* OBJECTIVE *
Write out the full set of records exactly. Any pictures in them do not belong in the copy.

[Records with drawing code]
------

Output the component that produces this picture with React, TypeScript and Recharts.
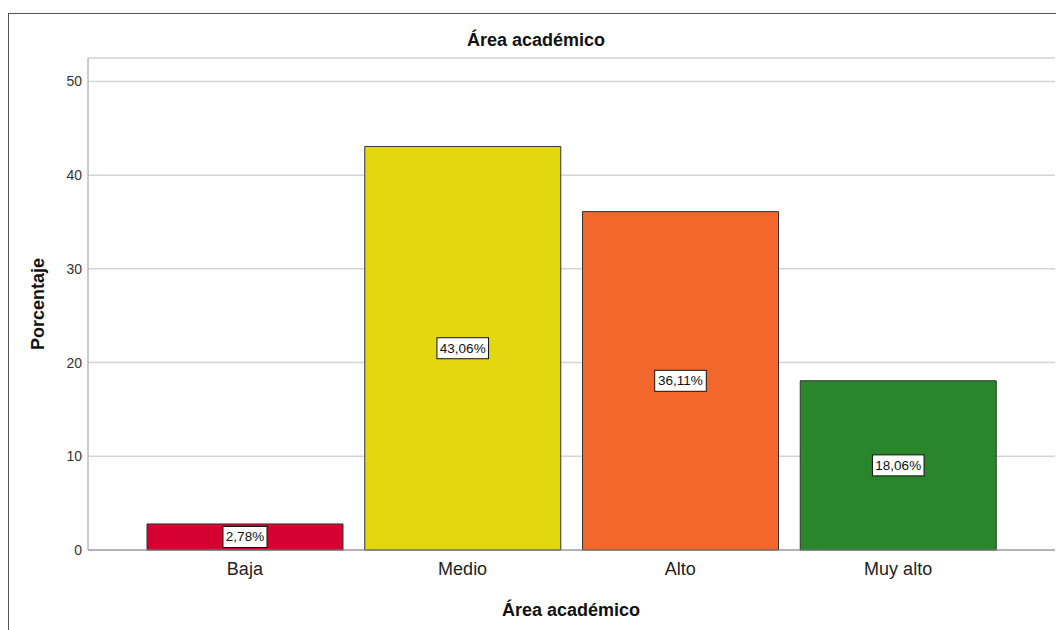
import React from 'react';
import {BarChart,Bar,Cell,XAxis,YAxis,CartesianGrid,LabelList,Label} from 'recharts';

const categories=['Baja','Medio','Alto','Muy alto'];
const percents=[2.78,43.06,36.11,18.06];
const barColors=['#D60030','#E3D80E','#F2672C','#2A862A'];
const yTicks=[0,10,20,30,40,50];

const data=categories.map((c,i)=>({name:c,value:percents[i]}));
const font='"Liberation Sans", Arial, sans-serif';
const fmt=(v:number)=>v.toFixed(2).replace('.',',')+'%';

// white boxed value label in the middle of each bar
const BoxLabel=(p:any)=>{
  const{x,y,width,height,value}=p;
  const t=fmt(value);
  const w=t.length*7.6+6, h=21;
  const cx=x+width/2, cy=y+height/2;
  return(
    <g>
      <rect x={cx-w/2} y={cy-h/2} width={w} height={h} fill="#fff" stroke="#111" strokeWidth={1}/>
      <text x={cx} y={cy} textAnchor="middle" dominantBaseline="central" fontSize={13.5} fontFamily={font} fill="#111">{t}</text>
    </g>
  );
};

export default function App(){
  return(
    <div style={{position:'absolute',left:0,top:0,width:1056,height:630,background:'#fff',overflow:'hidden'}}>
      <div style={{position:'absolute',left:8,top:13,right:-5,bottom:-5,borderLeft:'1px solid #555',borderTop:'1px solid #555'}}/>
      <div style={{position:'absolute',left:0,width:1072,top:30,textAlign:'center',fontFamily:font,fontWeight:'bold',fontSize:18,color:'#111'}}>Área académico</div>
      <div style={{position:'absolute',left:0,top:0}}>
        <BarChart width={1056} height={630} data={data} margin={{top:58,right:1,bottom:10,left:48}}>
          <CartesianGrid vertical={false} stroke="#d4d4d4" strokeWidth={1.5}/>
          <XAxis dataKey="name" height={70} padding={{left:48,right:48}} tickLine={false} tickSize={0} tickMargin={12} stroke="#888" tick={{fontSize:18,fill:'#222',fontFamily:font}} interval={0}>
            <Label content={(pr:any)=>(<text x={571} y={616} textAnchor="middle" fontSize={18} fontWeight="bold" fontFamily={font} fill="#111">Área académico</text>)}/>
          </XAxis>
          <YAxis width={40} domain={[0,52.5]} ticks={yTicks} tickLine={false} tickSize={0} tickMargin={6} stroke="#999" tick={{fontSize:14,fill:'#333',fontFamily:font}}>
            <Label content={(pr:any)=>(<text x={38} y={304} transform="rotate(-90 38 304)" textAnchor="middle" dominantBaseline="central" fontSize={18} fontWeight="bold" fontFamily={font} fill="#111">Porcentaje</text>)}/>
          </YAxis>
          <Bar dataKey="value" barSize={196} stroke="#333" strokeWidth={1} isAnimationActive={false}>
            {data.map((d,i)=><Cell key={i} fill={barColors[i]}/>)}
            <LabelList dataKey="value" content={BoxLabel}/>
          </Bar>
        </BarChart>
      </div>
    </div>
  );
}
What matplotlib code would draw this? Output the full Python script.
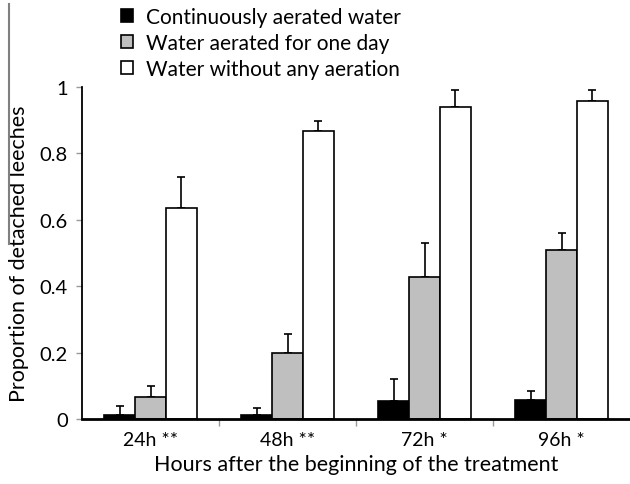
import numpy as np
import matplotlib
matplotlib.use("Agg")
import matplotlib.pyplot as plt
from matplotlib.lines import Line2D

plt.rcParams['font.family'] = ['Lato', 'DejaVu Sans']

# data
hours = ['24h **', '48h **', '72h *', '96h *']
series = ['Continuously aerated water', 'Water aerated for one day', 'Water without any aeration']
colors = ['#000000', '#BFBFBF', '#FFFFFF']
aerated = [0.013, 0.013, 0.055, 0.058]
aerated_err = [0.025, 0.020, 0.065, 0.027]
one_day = [0.065, 0.198, 0.428, 0.508]
one_day_err = [0.034, 0.059, 0.101, 0.053]
none = [0.635, 0.866, 0.939, 0.957]
none_err = [0.095, 0.031, 0.051, 0.035]
yticks = [0, 0.2, 0.4, 0.6, 0.8, 1]
ylabels = ['0', '0.2', '0.4', '0.6', '0.8', '1']

fig = plt.figure(figsize=(6.3, 4.85), dpi=100)
ax = fig.add_axes([82/630, 1-420/485, 1-82/630, (420-88)/485])

x = np.arange(len(hours))
w = 0.226
vals = [aerated, one_day, none]
errs = [aerated_err, one_day_err, none_err]
handles = []
for i in range(3):
    b = ax.bar(x + (i-1)*w, vals[i], w, color=colors[i], edgecolor='black', linewidth=1.2,
               label=series[i], zorder=2)
    ax.errorbar(x + (i-1)*w, vals[i], yerr=[np.zeros(4), errs[i]], fmt='none',
                ecolor='black', elinewidth=1.2, capsize=3, capthick=1.2, zorder=1)
    handles.append(b)

ax.set_xlim(-0.5, 3.5)
ax.set_ylim(0, 1)
ax.set_yticks(yticks)
ax.set_yticklabels(ylabels, fontsize=14.5)
ax.set_xticks([0.5, 1.5, 2.5], minor=False)
ax.set_xticklabels([])
ax.set_xticks(x, minor=True)
ax.set_xticklabels(hours, minor=True, fontsize=14)
ax.tick_params(axis='x', which='minor', length=0, pad=9)
ax.tick_params(axis='x', which='major', length=5, color='#999999', width=1)
ax.tick_params(axis='y', length=4, color='#999999', width=1, pad=6)

ax.spines['top'].set_visible(False)
ax.spines['right'].set_visible(False)
ax.spines['bottom'].set_linewidth(2)
ax.spines['left'].set_linewidth(1.3)

ax.set_ylabel('Proportion of detached leeches', fontsize=15.5, labelpad=8)
ax.set_xlabel('Hours after the beginning of the treatment', fontsize=15.5, labelpad=4)

leg = fig.legend(handles=handles, loc='upper left', bbox_to_anchor=(108/630, 1.01),
                 fontsize=15, frameon=False, handlelength=0.6, handleheight=0.6,
                 handletextpad=0.6, labelspacing=0.3, borderaxespad=0.2)

fig.add_artist(Line2D([9/630, 9/630], [1-5/485, 1-245/485], color='#808080', linewidth=1.5))

fig.savefig('out.png', dpi=100)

------

* OUTPUT FOR THIS TASK *
Output the component that produces this picture with React, TypeScript and Recharts.
import React from 'react';
import {BarChart,Bar,Cell,XAxis,YAxis,CartesianGrid,LabelList,Label} from 'recharts';

const categories=['Baja','Medio','Alto','Muy alto'];
const percents=[2.78,43.06,36.11,18.06];
const barColors=['#D60030','#E3D80E','#F2672C','#2A862A'];
const yTicks=[0,10,20,30,40,50];

const data=categories.map((c,i)=>({name:c,value:percents[i]}));
const font='"Liberation Sans", Arial, sans-serif';
const fmt=(v:number)=>v.toFixed(2).replace('.',',')+'%';

// white boxed value label in the middle of each bar
const BoxLabel=(p:any)=>{
  const{x,y,width,height,value}=p;
  const t=fmt(value);
  const w=t.length*7.6+6, h=21;
  const cx=x+width/2, cy=y+height/2;
  return(
    <g>
      <rect x={cx-w/2} y={cy-h/2} width={w} height={h} fill="#fff" stroke="#111" strokeWidth={1}/>
      <text x={cx} y={cy} textAnchor="middle" dominantBaseline="central" fontSize={13.5} fontFamily={font} fill="#111">{t}</text>
    </g>
  );
};

export default function App(){
  return(
    <div style={{position:'absolute',left:0,top:0,width:1056,height:630,background:'#fff',overflow:'hidden'}}>
      <div style={{position:'absolute',left:8,top:13,right:-5,bottom:-5,borderLeft:'1px solid #555',borderTop:'1px solid #555'}}/>
      <div style={{position:'absolute',left:0,width:1072,top:30,textAlign:'center',fontFamily:font,fontWeight:'bold',fontSize:18,color:'#111'}}>Área académico</div>
      <div style={{position:'absolute',left:0,top:0}}>
        <BarChart width={1056} height={630} data={data} margin={{top:58,right:1,bottom:10,left:48}}>
          <CartesianGrid vertical={false} stroke="#d4d4d4" strokeWidth={1.5}/>
          <XAxis dataKey="name" height={70} padding={{left:48,right:48}} tickLine={false} tickSize={0} tickMargin={12} stroke="#888" tick={{fontSize:18,fill:'#222',fontFamily:font}} interval={0}>
            <Label content={(pr:any)=>(<text x={571} y={616} textAnchor="middle" fontSize={18} fontWeight="bold" fontFamily={font} fill="#111">Área académico</text>)}/>
          </XAxis>
          <YAxis width={40} domain={[0,52.5]} ticks={yTicks} tickLine={false} tickSize={0} tickMargin={6} stroke="#999" tick={{fontSize:14,fill:'#333',fontFamily:font}}>
            <Label content={(pr:any)=>(<text x={38} y={304} transform="rotate(-90 38 304)" textAnchor="middle" dominantBaseline="central" fontSize={18} fontWeight="bold" fontFamily={font} fill="#111">Porcentaje</text>)}/>
          </YAxis>
          <Bar dataKey="value" barSize={196} stroke="#333" strokeWidth={1} isAnimationActive={false}>
            {data.map((d,i)=><Cell key={i} fill={barColors[i]}/>)}
            <LabelList dataKey="value" content={BoxLabel}/>
          </Bar>
        </BarChart>
      </div>
    </div>
  );
}
What matplotlib code would draw this? Output the full Python script.
import numpy as np
import matplotlib
matplotlib.use("Agg")
import matplotlib.pyplot as plt
from matplotlib.lines import Line2D

plt.rcParams['font.family'] = ['Lato', 'DejaVu Sans']

# data
hours = ['24h **', '48h **', '72h *', '96h *']
series = ['Continuously aerated water', 'Water aerated for one day', 'Water without any aeration']
colors = ['#000000', '#BFBFBF', '#FFFFFF']
aerated = [0.013, 0.013, 0.055, 0.058]
aerated_err = [0.025, 0.020, 0.065, 0.027]
one_day = [0.065, 0.198, 0.428, 0.508]
one_day_err = [0.034, 0.059, 0.101, 0.053]
none = [0.635, 0.866, 0.939, 0.957]
none_err = [0.095, 0.031, 0.051, 0.035]
yticks = [0, 0.2, 0.4, 0.6, 0.8, 1]
ylabels = ['0', '0.2', '0.4', '0.6', '0.8', '1']

fig = plt.figure(figsize=(6.3, 4.85), dpi=100)
ax = fig.add_axes([82/630, 1-420/485, 1-82/630, (420-88)/485])

x = np.arange(len(hours))
w = 0.226
vals = [aerated, one_day, none]
errs = [aerated_err, one_day_err, none_err]
handles = []
for i in range(3):
    b = ax.bar(x + (i-1)*w, vals[i], w, color=colors[i], edgecolor='black', linewidth=1.2,
               label=series[i], zorder=2)
    ax.errorbar(x + (i-1)*w, vals[i], yerr=[np.zeros(4), errs[i]], fmt='none',
                ecolor='black', elinewidth=1.2, capsize=3, capthick=1.2, zorder=1)
    handles.append(b)

ax.set_xlim(-0.5, 3.5)
ax.set_ylim(0, 1)
ax.set_yticks(yticks)
ax.set_yticklabels(ylabels, fontsize=14.5)
ax.set_xticks([0.5, 1.5, 2.5], minor=False)
ax.set_xticklabels([])
ax.set_xticks(x, minor=True)
ax.set_xticklabels(hours, minor=True, fontsize=14)
ax.tick_params(axis='x', which='minor', length=0, pad=9)
ax.tick_params(axis='x', which='major', length=5, color='#999999', width=1)
ax.tick_params(axis='y', length=4, color='#999999', width=1, pad=6)

ax.spines['top'].set_visible(False)
ax.spines['right'].set_visible(False)
ax.spines['bottom'].set_linewidth(2)
ax.spines['left'].set_linewidth(1.3)

ax.set_ylabel('Proportion of detached leeches', fontsize=15.5, labelpad=8)
ax.set_xlabel('Hours after the beginning of the treatment', fontsize=15.5, labelpad=4)

leg = fig.legend(handles=handles, loc='upper left', bbox_to_anchor=(108/630, 1.01),
                 fontsize=15, frameon=False, handlelength=0.6, handleheight=0.6,
                 handletextpad=0.6, labelspacing=0.3, borderaxespad=0.2)

fig.add_artist(Line2D([9/630, 9/630], [1-5/485, 1-245/485], color='#808080', linewidth=1.5))

fig.savefig('out.png', dpi=100)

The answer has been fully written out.